Als dit hout snijdt (en daar ga ik even van uit), dan zou dat kunnen betekenen dat het verschil tussen ergens iets van WETEN en ergens iets VAN weten een verschil is in de resultatieve betekenis. Bij ergens iets van WETEN heb je het normale patroon, waarbij van zijn gewone partitieve betekenis heeft, net zoals bij andere werkwoorden. Maar bij ergens iets VAN weten is er iets anders aan de hand.
Laat ik het een beetje gechargeerd uitdrukken, zodat je denkt: dat is wel vergezocht. Toch daag ik iedereen uit met iets beters te komen. Daar gaat-ie: bij ik weet daar iets VAN heb je het over een bepaalde kennis die een traject heeft afgelegd in jouw richting, en je benadrukt dat die kennis jou heeft bereikt. Dat die kennis een deel is van een groter geheel speelt nauwelijks meer een rol. Dat kan wel zo zijn, maar waar het je bij die klemtoon om gaat is het resultaat dat die kennis gearriveerd is.
Het is subtiel, dat geef ik toe, maar voor mij heeft daar weet ik niks VAN een heel sterke connotatie dat mij niets verteld is, dat mij geen kennis ter ore is gekomen. Bij Daar weet ik NIKS van gaat het meer om het feit dat er in mijn kennis geen greintje zit van het grotere geheel waarvan in het gesprek net sprake was.

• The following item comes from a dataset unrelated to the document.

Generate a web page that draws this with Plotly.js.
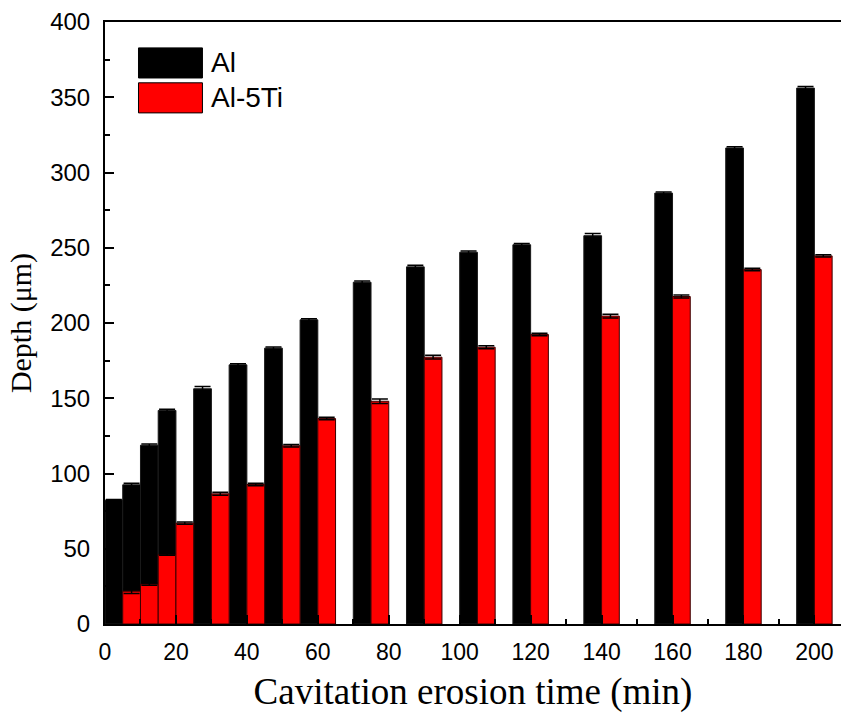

Nog een argument voor deze analyse: je hebt ook Daar weet ik niks VANAF. Hier zie je duidelijk dat het niet zozeer om partitieve betekenis gaat, maar eerder om richting. Vanaf heeft hier uiteraard geen partitieve betekenis, maar eigenlijk ook niet echt zijn “normale” betekenis. Je kunt immers niets anders dan een voornaamwoordelijk bijwoord invullen. Je kunt niet zeggen Ik weet niks vanaf de taalkunde, of zo. Vanaf geeft hier niet aan waar iets vandaan komt, maar het toevoegen van af aan van benadrukt volgens mij alleen maar de niet-partitieve, richting-achtige betekenis die hier bedoeld wordt. En die uiteindelijk resultatief is.